I lowered my neck warmer just long enough to take this selfie. Although my family roots are Chicagoan (and Scandinavian before that), I would definitely need more time to acclimate to the cold before I could truly fit in!

We had a few minutes to kill before the museum opened, so we made a quick stop at a drugstore to pick up something Mom needed. While she was checking out, I noticed this next to the register:

Something handmade by a woman in Kenya that says, “Together we can change the world” and the purchase of which provides access to clean water? Yes, please! Whatever little bit I can do to make a difference in the world, I try to do.

Mom and I checked out and headed back into the cold. But only two steps outside the store, we were approached by a homeless man asking for something to drink; a Coke, to be exact. Now I am as skeptical as anyone when it comes to people asking me for money on the street. I like to know that I’m giving to an organization or person who will use the money wisely and for the purpose they claim to need it for. I don’t want to be hustled or taken advantage of.

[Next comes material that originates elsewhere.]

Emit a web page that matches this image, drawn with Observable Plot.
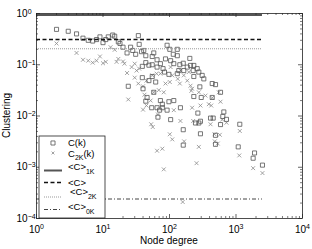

But I also believe that God wants us to be generous, to give cheerfully, and to remember that He provides all our needs. I believe that loving our neighbor doesn’t mean having one standard of living for them and another, higher one for me. But in this freezing Chicago moment, I am ashamed to say that my first instant was to refuse this man his request. It was literally our first 10 minutes alone on the streets of Chicago. This guy had probably sensed that we were from out-of-town and thought we might be good for an easy con. Well, I’m no pushover. He was, doubtless, only the first of many homeless people I would see. I couldn’t help every single one. I probably shouldn’t try to help any of them. There are organizations that have this type of ministry all figured out and maybe I’d be doing more harm than good by giving this guy what he wants.

But then I thought of that bracelet I had just bought and realized that I would rather give clean water to someone in another country, whom I’ve never met, than to help a cold, thirsty man standing right in front of me. “For I was hungry and you gave me nothing to eat, I was thirsty and you gave me nothing to drink…” (Matt. 25:42 NIV). What if that man was Jesus? “‘Truly I tell you, whatever you did not do for one of the least of these, you did not do for me.’” (Matt. 25:45 NIV). Even if that man wasn’t Jesus, what would Jesus have done? “Do not withhold good from those to whom it is due, when it is in your power to act” (Prov. 3:27 NIV).

It was certainly within my power to turn around, walk back into that drugstore, and buy this man a Coke. And what if that man was Jesus? There was no way to know. “Do not neglect to show hospitality to strangers, for thereby some have entertained angels unawares” (Heb. 13:2 ESV). I think it’s better to err on the side of caution. It seems unlikely to me that we will get to heaven and Jesus will say, “If only you had helped fewer people in need” or “I wish you had been more discriminating in who you tried to help.”

I didn’t actually have time for all of these thoughts to consciously run through my mind before I turned around to buy the man a Coke (two Cokes actually – they were two for $5 and I can’t pass up a sale). But that moment and my subsequent decision has stayed with me. I’ve continued to ponder it these past couple of weeks. I’m glad I was able to help someone I had an actual interaction with. It is far too easy to write a check and let someone else do the relational part, the messy part. I think I need to continue to challenge myself to do more than just help from a distance.

As we sang in this Christmas season, Emmanuel – God with us – has come to us. He took on our humanity and lived this dirty, painful life as one of us. He’s a hands-on God. He deserves hands-on followers.